To do this, you would click on the 'Lay' column corresponding to Red Bull Salzburg. The odds are those offered to bettors backing this team, and the number you see below the odds is the amount that has been staked on Red Bull Salzburg.
The potential amount you can win equals the amount the backers have staked. You can choose the amount you want to win, which can be higher or lower than what the backers have staked.
Due to the risks associated with laying bets, it's crucial to have an effective risk-management strategy in place. For instance, in the example above, you stand to lose a substantial amount if Red Bull Salzburg wins. This liability can be calculated as:
(Lay odds - 1) * Your stake.
So if you lay Red Bull Salzburg with a stake of $10 at odds of 5.0, your liability is:
(5.0 - 1) * $10 = $40.
This means that if Red Bull Salzburg wins, you lose $40. If they don't win, you win $10.
To manage risk, you can use the following strategies:
- Keep your liability manageable: It's advisable to lay bets with a liability that you can afford to lose. This reduces the risk of wiping out your bankroll on a single bet.
- Hedge your bets: Hedging involves placing bets on different outcomes to limit potential losses. This can involve backing an outcome at a sportsbook and then laying the same outcome on a betting exchange.
- Understand the market: The more you understand the dynamics of the sport and the teams involved, the better positioned you'll be to make informed betting decisions.
- Employ a matched betting strategy: Matched betting involves placing back and lay bets on the same outcome to lock in a profit. The principle is to use free bets and bonuses offered by sportsbooks to bet on all outcomes of an event, thereby ensuring a profit regardless of the result.
The Role of Arbitrage in Back and Lay Betting
Arbitrage is a financial term that refers to the practice of exploiting price differences in different markets to secure a risk-free profit. This principle can be applied to sports betting through the process of back and lay betting.

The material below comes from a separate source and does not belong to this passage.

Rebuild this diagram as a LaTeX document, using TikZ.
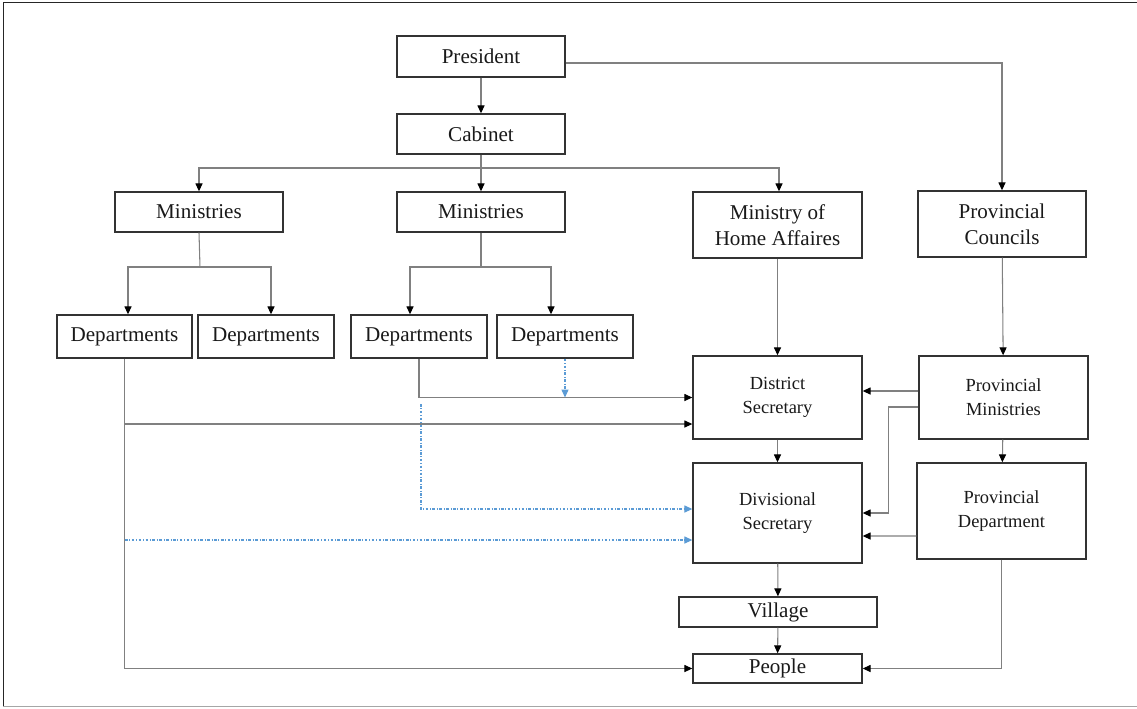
\documentclass[tikz,border=0pt]{standalone}
\usepackage{fontspec}
\setmainfont{Liberation Serif}
\usepackage{xcolor}
\usetikzlibrary{arrows.meta}
\definecolor{dotblue}{HTML}{5B9BD5}
\tikzset{
  box/.style={draw=black!80, line width=0.8pt, inner sep=0pt, align=center, text=black!90,
    font=\fontsize{12}{14.6}\selectfont},
  smallbox/.style={box, font=\fontsize{10.5}{13.6}\selectfont},
  plain/.style={draw=black!50, line width=0.6pt},
  link/.style={plain, -{Triangle[color=black,length=4.5pt,width=4pt]}},
  dotlink/.style={draw=dotblue, line width=0.6pt, dash pattern=on 1.5pt off 1pt on 0.4pt off 1pt,
    -{Triangle[length=4.5pt,width=4pt]}}
}
\begin{document}
\begin{tikzpicture}[x=0.02cm,y=-0.02cm]
      \useasboundingbox (0,0) rectangle (1137,708);
      \draw [black!85, line width=1pt] (1137,2.5) -- (3.5,2.5) -- (3.5,706.5);
      \draw [black!35, line width=0.8pt] (3.5,706.5) -- (1137,706.5);
      % top of the tree
      \node[box, minimum width=3.36cm, minimum height=0.82cm] (pres) at (481,56.5) {President};
      \node[box, minimum width=3.36cm, minimum height=0.80cm] (cab) at (481,134) {Cabinet};
      \node[box, minimum width=3.36cm, minimum height=0.80cm] (minL) at (199,212) {Ministries};
      \node[box, minimum width=3.36cm, minimum height=0.80cm] (minM) at (481,212) {Ministries};
      \node[box, minimum width=3.38cm, minimum height=1.32cm] (home) at (777.5,225) {Ministry of\\Home Affaires};
      \node[box, minimum width=3.36cm, minimum height=1.32cm] (pcoun) at (1002,224) {Provincial\\Councils};
      % departments
      \node[box, minimum width=2.70cm, minimum height=0.86cm] (dep1) at (124.5,336.5) {Departments};
      \node[box, minimum width=2.72cm, minimum height=0.86cm] (dep2) at (266,336.5) {Departments};
      \node[box, minimum width=2.72cm, minimum height=0.86cm] (dep3) at (419,336.5) {Departments};
      \node[box, minimum width=2.72cm, minimum height=0.86cm] (dep4) at (565,336.5) {Departments};
      % district level
      \node[smallbox, minimum width=3.38cm, minimum height=1.66cm] (dist) at (777.5,397.5) {District\\Secretary};
      \node[smallbox, minimum width=3.38cm, minimum height=2.00cm] (divs) at (777.5,513) {Divisional\\Secretary};
      \node[smallbox, minimum width=3.38cm, minimum height=1.66cm] (pmin) at (1003.5,397.5) {Provincial\\Ministries};
      \node[smallbox, minimum width=3.38cm, minimum height=1.92cm] (pdep) at (1001.5,511) {Provincial\\Department};
      \node[box, minimum width=3.96cm, minimum height=0.60cm] (vill) at (778,612) {Village};
      \node[box, minimum width=3.38cm, minimum height=0.58cm] (ppl) at (777.5,668.5) {People};
      % connectors
      \coordinate (cabj) at (481,168);
      \coordinate (minLj) at (200,267);
      \coordinate (minMj) at (481,267);
      \coordinate (t1) at (125,424);
      \coordinate (t2) at (125,540);
      \coordinate (t3) at (421,404);
      \coordinate (t4) at (421,509);
      \draw[link] (pres) -- (cab);
      \draw[link] ([yshift=-0.13cm]pres.east) -| (pcoun.north);
      \draw[plain] (cab.south) -- (cabj);
      \draw[link] (cabj) -| (minL.north);
      \draw[link] (cabj) -- (minM.north);
      \draw[link] (cabj) -| ([xshift=0.03cm]home.north);
      \draw[plain] (minL.south) -- (minLj);
      \draw[link] (minLj) -| ([xshift=0.07cm]dep1.north);
      \draw[link] (minLj) -| ([xshift=0.1cm]dep2.north);
      \draw[plain] (minM.south) -- (minMj);
      \draw[link] (minMj) -| ([xshift=-0.18cm]dep3.north);
      \draw[link] (minMj) -| ([xshift=-0.28cm]dep4.north);
      \draw[link] (home) -- (dist);
      \draw[link] (pcoun) -- (pmin);
      \draw[link] (dist) -- (divs);
      \draw[link] (pmin) -- (pdep);
      \draw[link] (divs) -- (vill);
      \draw[link] (vill) -- (ppl);
      \draw[link] (dep3.south) |- (dist.west);
      \draw[dotlink] (dep4.south) -- (dep4.south |- dist.west);
      \draw[link] (dep1.south) |- (ppl.west);
      \draw[link] (t1) -- (t1 -| dist.west);
      \draw[dotlink] (t2) -- (t2 -| divs.west);
      \draw[dotlink] (t3) |- (t4 -| divs.west);
      \draw[link] ([yshift=0.13cm]pmin.west) -- ([yshift=0.13cm]dist.east);
      \draw[link] ([yshift=-0.19cm]pmin.west) -- ++(-30,0) |- (divs.east);
      \draw[link] ([yshift=-0.5cm]pdep.west) -- ([yshift=-0.46cm]divs.east);
      \draw[link] (pdep.south) |- (ppl.east);
\end{tikzpicture}
\end{document}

In the world of sports betting, an arbitrage opportunity arises when you can back an outcome at higher odds than you can lay it. This guarantees a profit regardless of the outcome.
Arbitrage betting, or 'arbing', involves using a betting exchange and a sportsbook. You back an outcome at a sportsbook at higher odds and then lay the same outcome on a betting exchange at lower odds. The disparity between the odds allows you to lock in a profit.
Arbing requires a lot of time and effort, and is not without its risks. Bookmakers can limit or close your accounts if they suspect you of arbing. But, when done correctly, it can provide a steady, albeit small, stream of profit.
Back and lay betting strategies offer an innovative way of wagering on sports. By understanding the mechanisms behind these strategies and how to effectively mitigate risks, you can potentially secure a steady stream of profits from your wagers.
Remember, while back and lay betting offers the potential for greater profits, they also come with a greater risk. As with all forms of betting, these strategies should be used responsibly. Always bet within your means and remember to enjoy the process!
What is back and lay betting?
Back and lay betting is a betting strategy that involves placing two opposing bets on the same event. A back bet predicts that an outcome will happen, while a lay bet predicts that the same outcome won't happen.
How can I mitigate the risks associated with lay betting?
There are several strategies to manage risk in lay betting, including keeping your liability manageable, hedging your bets, understanding the market, and employing a matched betting strategy.
What is arbitrage in the context of back and lay betting?
Arbitrage, or 'arbing', in back and lay betting is a strategy where you exploit the difference in odds offered by different bookmakers to secure a risk-free profit. This involves backing an outcome at a sportsbook at higher odds and then laying the same outcome on a betting exchange at lower odds.